If songs about getting dumped, getting stoned and harming one’s self are up your alley, Wavves faithfully delivers the goods. The group has been touring since the release of 2012’s ‘Afraid of Heights,’ breaking only to help soundtrack video game massacres by contributing the song “Nine is God” to ‘Grand Theft Auto V’ (by the way, Williams and bassist Stephen Pope also host one of ‘GTA V’’s in-game radio stations).
Thursday, Sept. 11, the four-piece returned to Cleveland for the first time since April 2012 (this writer’s broken glasses and busted lip from that show at the Grog Shop can attest to how good of a performance it was).
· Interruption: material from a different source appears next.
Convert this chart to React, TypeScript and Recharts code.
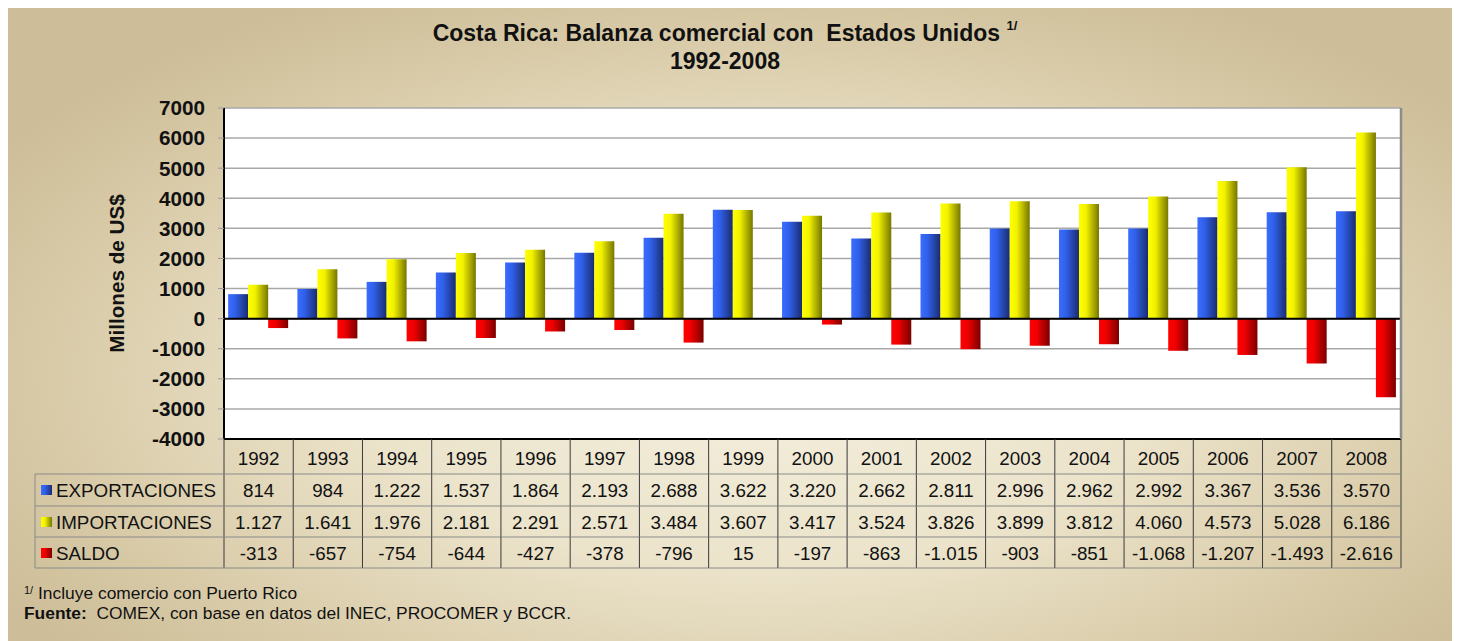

Opening the bill was Cleveland’s own Herzog. These self-described practitioners of “subtlety-free rock” balance muscular riffs with pop sugar, stylistically resembling power pop giants such as Weezer and Teenage Fanclub. The release of their third and latest LP ‘Boys’ last May — via respected Cleveland-based indie label Exit Stencil Recordings — saw the band fully coming into their own sound, one which translates excellently to a live setting. Their set was peppered with highlights from ‘Boys’ such as “Satan is Real” and “Mad Men.” The interplay between vocalist/guitarist’s Nick Tolar (who bears a striking resemblance to Pixies’ Black Francis) and Dave McHenry was a sight to behold — a tightly focused-yet-occasionally raucous display of fuzzy hooks and disaffected lyricism. As far as local bands are concerned, Herzog stands above the rest.
Wavves set was, primarily, a judicious split between songs from 2010’s ‘King of the Beach’ and ‘Afraid of Heights,’ with a few new tracks interspersed throughout. Kicking off the night were a score of tracks from the latter of these two albums: “Paranoid,” “Sail to the Sun” and “Afraid of Heights.” Williams, sporting a sleeveless Tweety Bird shirt (because why not?), split his evening between playing rollicking, down-strummed surf punk numbers and reverb-drenched toss-offs, equitable to spending a lazy summer day baked in the scorching sun. “Demon to Lean On,” arguably the band’s most well-known and most nuanced song, was followed shortly thereafter by two of ‘King of the Beach’s’ more dissonant tracks: “Idiot”and “Super Soaker.”
As for the new tracks played — “My Head Hurts,” “Wait,” “Way Too Much” and “Heavy Metal Detox” — each amalgamated unceremoniously into the band’s set. This isn’t meant to be a disparaging remark, but Williams has a certain aesthetic that is put to use on nearly every Wavves track. While each song had its own nuances, taken as a whole they sounded like pretty much every other Wavves song.
This proved of little concern for a notably youthful, PBR-soaked crowd at the Beachland, many adorned in trendy ‘90s t-shirts and attire (sh*t, I was wearing a ‘Blue Album’ shirt, who am I to talk?). The show’s energy climaxed at its conclusion as Williams and company ripped through “King of the Beach” and “Beat Me Up” before ending the night with, in this reviewer’s opinion, their two best tracks: “Green Eyes” and “Post Acid.”
Overall, while their Beachland performance may not have eclipsed their show at their 2012 Grog Shop gig, the energy was constant throughout, making for a reliably satisfying set from Wavves. Williams says it himself on “King of the Beach”: “You’re never gonna stop me.” I hope we don’t.